Jordan and novelist Pat McCabe present harrowing political upheaval and social prejudice with a shrug and a laugh, as embodied in the indomitable spirit of Murphy’s character, Patrick ‘Kitten’ Braden. At times, I found the tone fun or even enchanting — especially when Kitten strikes up her relationship with Stephen Rea’s magician character and helps him perform his stage shows. But the amount of heavy drama that heaps itself upon Kitten’s shoulders require a healthy suspension of disbelief. At one point she’s standing in her own grave begging two IRA rebels to shoot her, and in another she’s fleeing a home caught on fire by bigots. At no time does Kitten ever get angry or upset. She never gives up. She doesn’t seem quite real.

I enjoyed the adventure angle of the story, and the relationships Kitten has with not just lovers but friends and professionals. Liam Neeson plays the priest who found her as a baby on his doorstep and has a compelling subplot in which he finds his own way to love her. Kitten also has three childhood friends — social rejects in one way or another — with whom she develops bonds that last into adulthood. And the most striking relationship might be between Kitten and a London cop who goes from beating Kitten bloody to helping her find a job and making sure she’s safe.
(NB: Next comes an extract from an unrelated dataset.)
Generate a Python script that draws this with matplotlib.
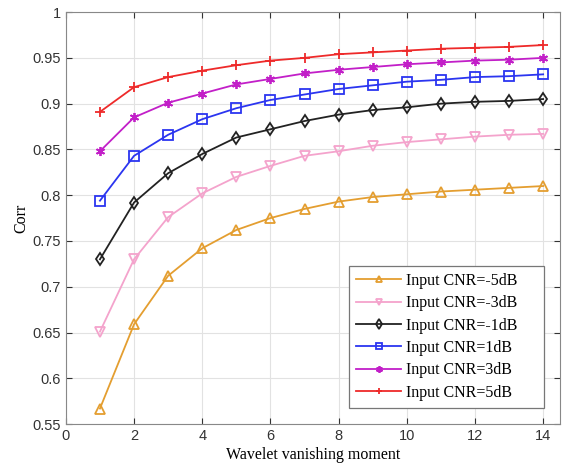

What holds me back from liking Breakfast on Pluto more fully is Cillian Murphy’s performance. He speaks in a high, soft voice as many trans-women do, but he seems to have difficulty acting through the artifice. It undermines any attempts to appear distraught, angry, or concerned. The writing also hinders Murphy by not allowing us to ever see the raw humanity underneath the character’s strong veneer. I think even a brief moment in which we think Kitten might possibly throw in the towel would have added a powerful emotional wallop to the movie.